**Direction**
Skip all pictures. Write out the data below from its first line through the line that contains "import numpy as np".

▼▼▼

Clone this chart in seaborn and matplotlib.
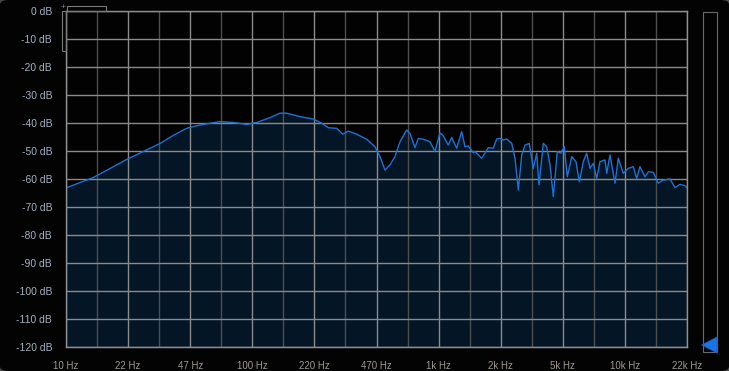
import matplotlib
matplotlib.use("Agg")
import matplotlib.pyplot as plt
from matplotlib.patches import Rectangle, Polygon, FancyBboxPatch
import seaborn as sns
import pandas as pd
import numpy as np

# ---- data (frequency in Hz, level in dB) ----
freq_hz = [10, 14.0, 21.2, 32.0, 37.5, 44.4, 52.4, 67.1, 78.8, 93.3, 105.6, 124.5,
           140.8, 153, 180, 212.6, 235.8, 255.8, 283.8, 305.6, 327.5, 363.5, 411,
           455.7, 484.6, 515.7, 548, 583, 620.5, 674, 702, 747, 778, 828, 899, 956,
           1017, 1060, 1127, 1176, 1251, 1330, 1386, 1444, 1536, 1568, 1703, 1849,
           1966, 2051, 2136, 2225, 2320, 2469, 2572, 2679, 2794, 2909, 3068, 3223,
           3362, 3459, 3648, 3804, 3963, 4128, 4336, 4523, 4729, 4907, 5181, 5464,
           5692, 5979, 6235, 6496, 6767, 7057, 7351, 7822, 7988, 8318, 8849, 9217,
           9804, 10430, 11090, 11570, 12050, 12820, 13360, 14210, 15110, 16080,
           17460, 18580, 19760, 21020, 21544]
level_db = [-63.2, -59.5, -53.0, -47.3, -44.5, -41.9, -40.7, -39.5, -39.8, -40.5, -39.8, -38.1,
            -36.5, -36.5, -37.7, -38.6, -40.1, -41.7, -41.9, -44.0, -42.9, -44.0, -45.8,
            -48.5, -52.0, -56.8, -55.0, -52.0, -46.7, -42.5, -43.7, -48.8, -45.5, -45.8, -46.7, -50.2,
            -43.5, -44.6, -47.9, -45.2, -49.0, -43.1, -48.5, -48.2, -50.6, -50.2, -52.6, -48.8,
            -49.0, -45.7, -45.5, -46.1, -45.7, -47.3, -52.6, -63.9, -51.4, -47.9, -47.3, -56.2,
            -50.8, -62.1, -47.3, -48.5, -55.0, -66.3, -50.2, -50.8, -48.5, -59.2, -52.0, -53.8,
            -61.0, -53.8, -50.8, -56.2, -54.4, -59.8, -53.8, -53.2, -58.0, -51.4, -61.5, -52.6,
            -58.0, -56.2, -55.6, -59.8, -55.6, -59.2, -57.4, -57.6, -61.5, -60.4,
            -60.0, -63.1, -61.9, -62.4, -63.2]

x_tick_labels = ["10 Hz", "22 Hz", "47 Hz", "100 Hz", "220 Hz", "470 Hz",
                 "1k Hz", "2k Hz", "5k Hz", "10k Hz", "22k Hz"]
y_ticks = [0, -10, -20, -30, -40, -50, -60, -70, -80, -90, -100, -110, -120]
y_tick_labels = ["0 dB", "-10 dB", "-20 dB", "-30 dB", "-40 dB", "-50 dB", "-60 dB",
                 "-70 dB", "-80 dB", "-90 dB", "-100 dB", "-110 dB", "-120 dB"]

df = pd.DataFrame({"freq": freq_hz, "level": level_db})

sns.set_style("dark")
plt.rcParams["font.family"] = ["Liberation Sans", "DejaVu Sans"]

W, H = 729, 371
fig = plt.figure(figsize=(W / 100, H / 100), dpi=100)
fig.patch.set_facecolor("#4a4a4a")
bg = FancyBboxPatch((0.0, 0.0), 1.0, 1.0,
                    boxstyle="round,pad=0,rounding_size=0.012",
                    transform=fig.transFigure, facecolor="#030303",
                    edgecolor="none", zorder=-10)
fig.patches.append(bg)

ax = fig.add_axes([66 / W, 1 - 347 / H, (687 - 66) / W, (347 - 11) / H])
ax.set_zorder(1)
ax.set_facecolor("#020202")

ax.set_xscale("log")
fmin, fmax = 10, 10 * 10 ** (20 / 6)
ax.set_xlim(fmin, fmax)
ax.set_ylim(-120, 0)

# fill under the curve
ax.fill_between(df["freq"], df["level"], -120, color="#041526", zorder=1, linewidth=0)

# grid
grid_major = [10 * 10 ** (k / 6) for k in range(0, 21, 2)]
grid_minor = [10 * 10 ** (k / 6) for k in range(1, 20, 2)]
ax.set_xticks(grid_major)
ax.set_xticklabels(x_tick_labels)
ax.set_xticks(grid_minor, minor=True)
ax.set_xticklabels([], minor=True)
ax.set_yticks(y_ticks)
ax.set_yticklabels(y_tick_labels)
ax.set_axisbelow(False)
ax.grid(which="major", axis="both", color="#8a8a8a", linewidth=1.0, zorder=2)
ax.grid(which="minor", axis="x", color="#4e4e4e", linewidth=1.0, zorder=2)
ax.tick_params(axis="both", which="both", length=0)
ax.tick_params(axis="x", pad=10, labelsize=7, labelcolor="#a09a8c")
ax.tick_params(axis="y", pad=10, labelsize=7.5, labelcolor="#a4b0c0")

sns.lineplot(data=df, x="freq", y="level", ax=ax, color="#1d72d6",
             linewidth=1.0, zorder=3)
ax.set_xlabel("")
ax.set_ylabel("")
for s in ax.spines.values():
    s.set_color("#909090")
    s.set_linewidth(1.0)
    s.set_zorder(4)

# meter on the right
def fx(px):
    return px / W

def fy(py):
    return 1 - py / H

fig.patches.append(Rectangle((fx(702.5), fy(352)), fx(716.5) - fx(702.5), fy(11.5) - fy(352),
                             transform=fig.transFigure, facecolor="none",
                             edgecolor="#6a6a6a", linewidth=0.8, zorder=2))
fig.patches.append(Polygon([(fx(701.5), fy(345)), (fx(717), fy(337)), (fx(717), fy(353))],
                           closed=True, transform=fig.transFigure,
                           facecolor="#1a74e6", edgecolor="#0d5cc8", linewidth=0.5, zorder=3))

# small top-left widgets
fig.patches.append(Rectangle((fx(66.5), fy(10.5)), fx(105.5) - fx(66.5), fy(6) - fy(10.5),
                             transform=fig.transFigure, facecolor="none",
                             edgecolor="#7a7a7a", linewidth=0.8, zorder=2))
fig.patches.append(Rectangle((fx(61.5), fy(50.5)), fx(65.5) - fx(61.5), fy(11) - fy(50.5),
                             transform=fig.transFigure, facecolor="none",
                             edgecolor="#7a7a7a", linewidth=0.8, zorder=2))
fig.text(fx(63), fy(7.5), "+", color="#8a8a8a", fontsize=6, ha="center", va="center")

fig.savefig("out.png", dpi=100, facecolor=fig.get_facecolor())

▲▲▲

**Solved problem**
Clone this chart in seaborn and matplotlib.
import matplotlib
matplotlib.use("Agg")
import matplotlib.pyplot as plt
from matplotlib.patches import Rectangle, Polygon, FancyBboxPatch
import seaborn as sns
import pandas as pd
import numpy as np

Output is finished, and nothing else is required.